JPEX Grapples with Regulatory Warnings and User Complaints
Key Insights:
- JPEX hits liquidity snag, cites “unfair” Hong Kong institutional treatment.
- Amid challenges, JPEX eyes transition to a Decentralized Autonomous Organization.
- Regulators tighten grip as JPEX’s global operations come under the spotlight.
Dubai-based cryptocurrency exchange JPEX faces a severe liquidity crisis, leading to a sharp withdrawal fee hike. The exchange attributes this challenge to third-party market makers, alleging they “maliciously” froze funds. Furthermore, JPEX has voiced concerns regarding its dealings with Hong Kong authorities.
Liquidity Hiccups and the Hong Kong Impasse
JPEX, on Sept. 17, shed light on the “unfair treatment” it received from select institutions in Hong Kong. This perceived mistreatment and adverse news compelled their market makers to freeze essential funds. These market makers subsequently sought additional data from JPEX to navigate through negotiations. As a result, the exchange’s liquidity took a hit, and daily operational costs surged.
In response to these challenges, JPEX implemented critical changes. By Sept. 18, all facets of its Earn product are slated for delisting. Thus, users won’t have the privilege to initiate new Earn orders. Existing Earn orders, however, will see continuity until their predetermined end dates. Spot trading on the platform remains intact, but concerns arise from users citing a high 999 Tether withdrawal fee on amounts up to 1,000 USDT.
Significantly, JPEX intended to revise these withdrawal fees to standard levels after concluding discussions with its market makers.
Intensifying Regulatory Scrutiny
JPEX’s operational challenges escalated on Sept. 13. The Hong Kong Securities and Futures Commission (FSC) expressed concerns about JPEX marketing its offerings to Hong Kong residents without securing an appropriate license. More so, the FSC highlighted “suspicious features” linked to JPEX’s operations, notably the promises of high returns.

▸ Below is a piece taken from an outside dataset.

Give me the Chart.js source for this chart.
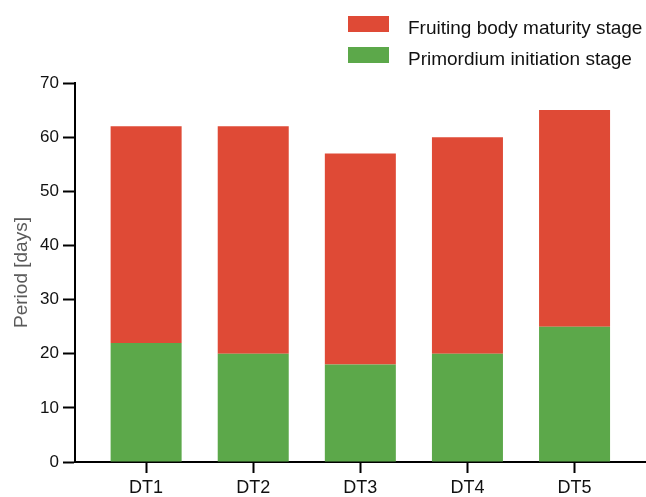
<!DOCTYPE html>
<html>
<head>
<meta charset="utf-8">
<script src="https://cdn.jsdelivr.net/npm/chart.js@4/dist/chart.umd.min.js"></script>
<style>
  html, body { margin: 0; padding: 0; background: #fff; }
  #wrap { width: 646px; height: 497px; position: relative; }
</style>
</head>
<body>
<div id="wrap"><canvas id="c" width="646" height="497"></canvas></div>
<script>
// Cultivation periods per strain (days)
const categories = ['DT1', 'DT2', 'DT3', 'DT4', 'DT5'];
const primordiumDays = [22, 20, 18, 20, 25];
const maturityDays = [40, 42, 39, 40, 40];
const yTicks = [0, 10, 20, 30, 40, 50, 60, 70];
const seriesNames = ['Primordium initiation stage', 'Fruiting body maturity stage'];

const GREEN = '#5CA84A';
const RED = '#DF4A36';
const FONT = "'Liberation Sans', Arial, Helvetica, sans-serif";

// Legend drawn top-right, stacked vertically, top series first
const stackLegend = {
  id: 'stackLegend',
  afterDraw(chart) {
    const ctx = chart.ctx;
    const sets = chart.data.datasets.slice().reverse();
    ctx.save();
    ctx.font = '19px ' + FONT;
    ctx.textBaseline = 'alphabetic';
    ctx.textAlign = 'left';
    sets.forEach((ds, i) => {
      const y = 16 + i * 31;
      ctx.fillStyle = ds.backgroundColor;
      ctx.fillRect(348, y, 41, 16);
      ctx.fillStyle = '#111';
      ctx.fillText(ds.label, 408, y + 18);
    });
    ctx.restore();
  }
};

new Chart(document.getElementById('c'), {
  type: 'bar',
  data: {
    datasets: [
      {
        label: seriesNames[0],
        data: primordiumDays.map((v, i) => ({ x: i, y: v })),
        backgroundColor: GREEN,
        barPercentage: 0.663,
        categoryPercentage: 1
      },
      {
        label: seriesNames[1],
        data: maturityDays.map((v, i) => ({ x: i, y: v })),
        backgroundColor: RED,
        barPercentage: 0.663,
        categoryPercentage: 1
      }
    ]
  },
  options: {
    responsive: false,
    animation: false,
    layout: { padding: { top: 83, left: 0, right: 0, bottom: 0 } },
    plugins: {
      legend: { display: false },
      tooltip: { enabled: false }
    },
    scales: {
      x: {
        type: 'linear',
        stacked: true,
        offset: false,
        min: -0.664,
        max: 4.667,
        afterBuildTicks(scale) {
          scale.ticks = categories.map((_, i) => ({ value: i }));
        },
        afterFit(scale) { scale.height = 35; },
        grid: {
          offset: false,
          drawOnChartArea: false,
          drawTicks: true,
          tickLength: 11,
          tickColor: '#000',
          tickWidth: 2
        },
        border: { display: true, color: '#000', width: 2 },
        ticks: {
          color: '#111',
          font: { family: FONT, size: 18 },
          padding: 4,
          maxRotation: 0,
          autoSkip: false,
          callback: (v) => categories[v]
        }
      },
      y: {
        stacked: true,
        min: 0,
        max: 70,
        afterBuildTicks(scale) {
          scale.ticks = yTicks.map(v => ({ value: v }));
        },
        afterFit(scale) { scale.width = 75; },
        grid: {
          drawOnChartArea: false,
          drawTicks: true,
          tickLength: 12,
          tickColor: '#000',
          tickWidth: 2
        },
        border: { display: true, color: '#000', width: 2 },
        ticks: {
          color: '#111',
          font: { family: FONT, size: 17 },
          padding: 4
        },
        title: {
          display: true,
          text: 'Period [days]',
          color: '#5a5a5a',
          font: { family: FONT, size: 19 },
          padding: { top: 10, bottom: 0 }
        }
      }
    }
  },
  plugins: [stackLegend]
});
</script>
</body>
</html>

Following the FSC’s observations, an individual connected to the exchange faced arrest. The crux of the FSC’s contention revolves around JPEX operating in Hong Kong without mandatory licenses. This oversight precipitated a cascade of complaints against the exchange, with the local police documenting 83 grievances.
In a bid to clarify its stance, JPEX took to its blog. The platform cited perceived injustices from Hong Kong institutions as a primary factor influencing the actions of its market makers.
JPEX revealed plans to transition into a Decentralized Autonomous Organization (DAO) to pave a path forward. This suggests the platform’s inclination towards a decentralized model to foster greater community engagement.
Global Footprints and Challenges
Beyond Hong Kong, JPEX faces scrutiny. Emerging reports from Taiwan disclose that JPEX’s Taipei office remains vacant. Taiwanese influencers, previously associated with the exchange, have reportedly been approached by local authorities for questioning.
However, JPEX’s global credentials remain noteworthy. The platform claims affiliations with Australian securities authorities and has registered with the US Financial Crimes Enforcement Network (FinCEN) as a Money Services Business (MSB).
As JPEX navigates its current predicaments, its journey underscores the intricate interplay of regulations, market operations, and global engagements in the dynamic world of cryptocurrency.